In the Japanese version, Satoshi tells Ghos that since it's
a pokemon, he can battle it using his
pokemon. Which is a line I like a lot better than the
"grrr...let's fight!" thing we get in the dub.
Click on each image to view a larger version.
Oddly enough, the fire extinguisher Ghos creates to scare Hitokage keeps the kanji it has on it ("fire extinguisher") in the dub.
Yeah, I’m confused too.
Also...is anyone else surprised that Kasumi gets to hold up
a Christian cross without it being censored at all?
Later, we see a scene depicting Tourou Nagashi. During
this scene, we get this shot with a) katakana
been left in (it says Koratta, by the way) and b) a boat with something
that appears to be a Chiriin. As in the third generation pokemon.
What that actually
is, from what I can see, is just a regular ol' Japanese-style windchime
(called furin). Chiriin
is based on a windchime,
after all, so the mistake is an easy one to make. Japanese
windchimes are kind of a symbol of summer, so that's probably why it's
included during this summertime festival.
has a lot of neat information about furin
that you might find interesting.
The dub takes out the song, leaving only the sounds of
Musashi's and Kojirou's drumming.
You remember how I called the matoi paint edit in "Here Comes The Squirtle Squad" a case of 4Kids "missing the forest for the tree?" Because I think the exact same thing can be said about this one.

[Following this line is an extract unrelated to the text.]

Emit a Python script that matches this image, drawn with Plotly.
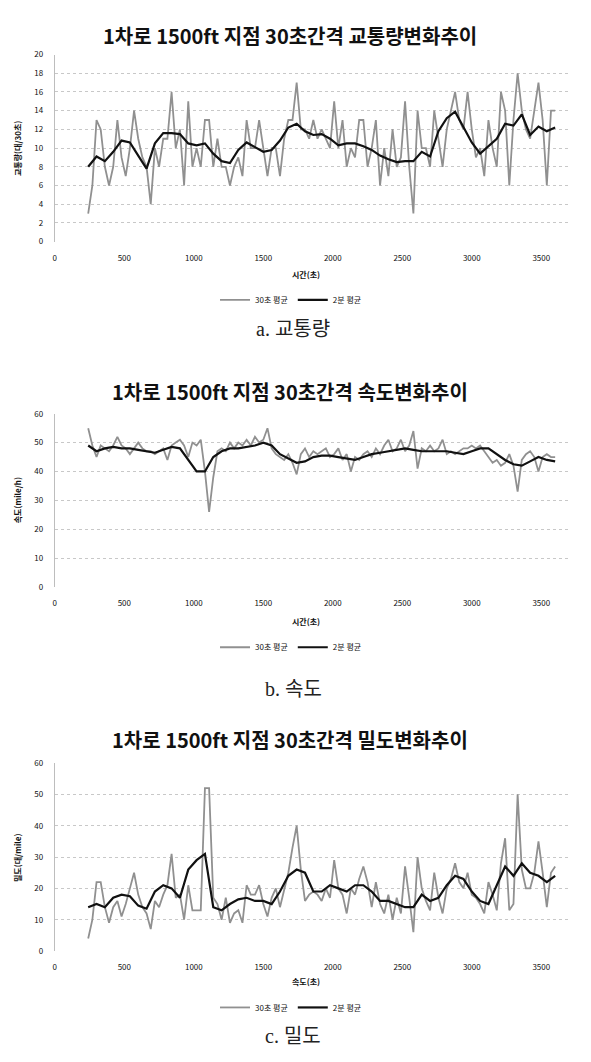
import plotly.graph_objects as go

# ---------------- data ----------------
t30 = list(range(240, 3601, 30))     # 30-second time stamps (s)
t2m = list(range(240, 3601, 60))     # 2-minute average plotted every 60 s

flow_30s = [3, 6, 13, 12, 8, 6, 8, 13, 9, 7,
            10, 14, 11, 9, 8, 4, 10, 8, 11, 11,
            16, 10, 12, 6, 15, 8, 10, 8, 13, 13,
            8, 11, 8, 8, 6, 8, 9, 7, 13, 10,
            10, 13, 10, 7, 10, 10, 7, 11, 13, 13,
            17, 12, 12, 11, 13, 11, 12, 11, 10, 15,
            10, 13, 8, 10, 9, 13, 13, 8, 10, 13,
            6, 10, 7, 12, 8, 9, 15, 8, 3, 14,
            10, 10, 8, 14, 11, 8, 12, 14, 16, 13,
            12, 16, 12, 9, 10, 7, 13, 10, 8, 16,
            14, 6, 13, 18, 14, 12, 11, 14, 17, 13,
            6, 14, 14]
flow_2m = [8.0, 9.1, 8.6, 9.6, 10.8, 10.6, 9.2, 7.8, 10.5, 11.6,
           11.6, 11.5, 10.5, 10.3, 10.5, 9.4, 8.6, 8.4, 9.8, 10.6,
           10.1, 9.6, 9.8, 10.8, 12.2, 12.6, 11.8, 11.4, 11.5, 11.0,
           10.3, 10.5, 10.5, 10.2, 9.8, 9.2, 8.8, 8.5, 8.6, 8.6,
           9.6, 9.1, 11.8, 13.2, 13.9, 12.3, 10.6, 9.4, 10.2, 11.0,
           12.6, 12.4, 13.6, 11.4, 12.3, 11.8, 12.2]

speed_30s = [55, 49, 45, 49, 48, 47, 49, 52, 49, 48,
             46, 48, 50, 48, 47, 47, 46, 47, 48, 44,
             49, 50, 51, 49, 45, 50, 49, 51, 40, 26,
             38, 47, 48, 47, 50, 48, 50, 49, 51, 49,
             52, 50, 51, 55, 48, 46, 45, 44, 46, 43,
             39, 46, 48, 45, 47, 46, 47, 48, 45, 46,
             48, 44, 46, 40, 45, 44, 46, 47, 45, 48,
             46, 49, 51, 47, 48, 51, 47, 49, 54, 41,
             48, 47, 49, 47, 48, 51, 46, 47, 46, 47,
             48, 48, 49, 48, 49, 47, 45, 43, 44, 42,
             43, 46, 42, 33, 44, 46, 47, 45, 40, 45,
             46, 45, 45]
speed_2m = [49, 47, 48, 48.5, 48, 48, 47.5, 47, 46.5, 47.5,
            48.5, 48, 44, 40, 40, 45, 47, 48, 48, 48.5,
            49, 50, 49, 46, 44.5, 43, 43.5, 45, 45.5, 45.5,
            45, 44.5, 44, 45, 46, 46.5, 47, 47.5, 48, 47.5,
            47, 47, 47, 47, 46.5, 46, 47, 48, 48, 46,
            44, 42.5, 42, 43.5, 45, 44, 43.5]

dens_30s = [4, 10, 22, 22, 14, 9, 14, 16, 11, 15,
            20, 25, 18, 14, 12, 7, 16, 14, 18, 21,
            31, 17, 18, 10, 21, 13, 13, 13, 52, 52,
            17, 15, 10, 17, 9, 12, 13, 9, 21, 18,
            18, 21, 15, 11, 17, 20, 14, 20, 25, 33,
            40, 26, 16, 18, 19, 18, 16, 20, 17, 29,
            20, 18, 12, 20, 18, 23, 27, 22, 14, 22,
            15, 12, 18, 10, 17, 12, 27, 17, 6, 30,
            20, 16, 13, 25, 17, 12, 20, 23, 28, 22,
            20, 25, 18, 17, 15, 12, 22, 18, 13, 28,
            36, 13, 15, 50, 26, 20, 20, 25, 35, 25,
            14, 25, 27]
dens_2m = [14, 15, 14, 17, 18, 17.5, 14.5, 13.5, 19, 21,
           20, 17, 26, 29, 31, 14, 13, 15, 16.5, 17,
           16, 16, 15, 19, 24, 26, 25, 19, 19, 21,
           20, 19, 21, 21, 19, 16, 16, 15, 14, 14,
           18, 16, 17, 21, 24, 23, 19, 16, 15, 21,
           27, 24, 28, 25, 24, 22, 24]

titles = ["1차로 1500ft 지점 30초간격 교통량변화추이",
          "1차로 1500ft 지점 30초간격 속도변화추이",
          "1차로 1500ft 지점 30초간격 밀도변화추이"]
ytitles = ["교통량(대/30초)", "속도(mile/h)", "밀도(대/mile)"]
xtitles = ["시간(초)", "시간(초)", "속도(초)"]
captions = ["a. 교통량", "b. 속도", "c. 밀도"]
series_names = ["30초 평균", "2분 평균"]
x_ticks = [0, 500, 1000, 1500, 2000, 2500, 3000, 3500]
y_ranges = [[0, 20], [0, 60], [0, 60]]
y_dtick = [2, 10, 10]

# ---------------- layout helpers (page-pixel based; body has 8px margin) ----------------
OFF = 8
W, H = 591 - 2 * OFF, 1062 - 2 * OFF
def py(p):
    return 1 - (p - OFF) / H
def px(p):
    return (p - OFF) / W

panels = [
    dict(top=49, bottom=238, title=30, xt=271, leg=297, cap=326),
    dict(top=412, bottom=587, title=390, xt=622, leg=648, cap=690),
    dict(top=765, bottom=955, title=741, xt=986, leg=1012, cap=1041),
]

KFONT = "Noto Sans CJK KR"
GRAY = "#909090"

fig = go.Figure()
data_sets = [(flow_30s, flow_2m), (speed_30s, speed_2m), (dens_30s, dens_2m)]
annotations = []
for i, (s30, s2) in enumerate(data_sets):
    n = "" if i == 0 else str(i + 1)
    leg = "legend" if i == 0 else "legend" + str(i + 1)
    fig.add_trace(go.Scatter(x=t30, y=s30, mode="lines", name=series_names[0],
                             line=dict(color=GRAY, width=1.8),
                             xaxis="x" + n, yaxis="y" + n, legend=leg))
    fig.add_trace(go.Scatter(x=t2m, y=s2, mode="lines", name=series_names[1],
                             line=dict(color="#111111", width=2.2),
                             xaxis="x" + n, yaxis="y" + n, legend=leg))
    p = panels[i]
    xa = dict(domain=[px(53), px(569)], range=[0, 3700], tickvals=x_ticks,
              showgrid=False, zeroline=False, showline=False, ticks="",
              ticklabelstandoff=10,
              tickfont=dict(family=KFONT, size=8, color="#111"),
              anchor="y" + n)
    ya = dict(domain=[py(p["bottom"]), py(p["top"])], range=y_ranges[i],
              dtick=y_dtick[i], showgrid=True, gridcolor="#c8c8c8",
              griddash="dot", gridwidth=1, zeroline=False,
              showline=True, linecolor="#bdbdbd", linewidth=1, ticks="",
              ticklabelstandoff=9,
              tickfont=dict(family=KFONT, size=8, color="#111"),
              anchor="x" + n)
    fig.layout["xaxis" + n] = xa
    fig.layout["yaxis" + n] = ya
    fig.layout[leg] = dict(orientation="h", x=px(290), xanchor="center",
                           y=py(p["leg"]), yanchor="middle",
                           font=dict(family=KFONT, size=8, color="#111"),
                           bgcolor="rgba(0,0,0,0)", itemwidth=30,
                           tracegroupgap=0)
    annotations.append(dict(text="<b>" + titles[i] + "</b>", x=px(289), y=py(p["title"]),
                            xanchor="center", yanchor="middle",
                            xref="paper", yref="paper", showarrow=False,
                            font=dict(family=KFONT, size=20, color="#111")))
    annotations.append(dict(text="<b>" + xtitles[i] + "</b>", x=px(305), y=py(p["xt"]),
                            xanchor="center", yanchor="middle",
                            xref="paper", yref="paper", showarrow=False,
                            font=dict(family=KFONT, size=8, color="#111")))
    annotations.append(dict(text="<b>" + ytitles[i] + "</b>", x=px(15),
                            y=py((p["top"] + p["bottom"]) / 2),
                            xanchor="center", yanchor="middle",
                            xref="paper", yref="paper", showarrow=False, textangle=-90,
                            font=dict(family=KFONT, size=8, color="#111")))
    annotations.append(dict(text=captions[i], x=px(292), y=py(p["cap"]),
                            xanchor="center", yanchor="middle",
                            xref="paper", yref="paper", showarrow=False,
                            font=dict(family="Liberation Serif, " + KFONT, size=20,
                                      color="#222")))

fig.update_layout(width=W, height=H, margin=dict(l=0, r=0, t=0, b=0),
                  paper_bgcolor="white", plot_bgcolor="white",
                  annotations=annotations, showlegend=True)

fig.write_html("out.html")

I mean...look at the big picture here. Both Satoshi and Kasumi are wearing yukata during an bon festival as paper lanterns hang in the background. Just a few shots earlier, we see Musashi and Kojirou beating on a taiko drum atop a yagura. Later during the same scene, we see all of the main characters doing the bon odori. While no one can reasonably expect your average American to know any of these terms I just spouted off, I think it's pretty safe to say that most fans watch this episode and knew that this show came from Japan and that these characters were doing something Japanese.
Yet 4Kids erases the kanji on Kasumi's fan to hide the fact that this show comes from the land of the rising sun.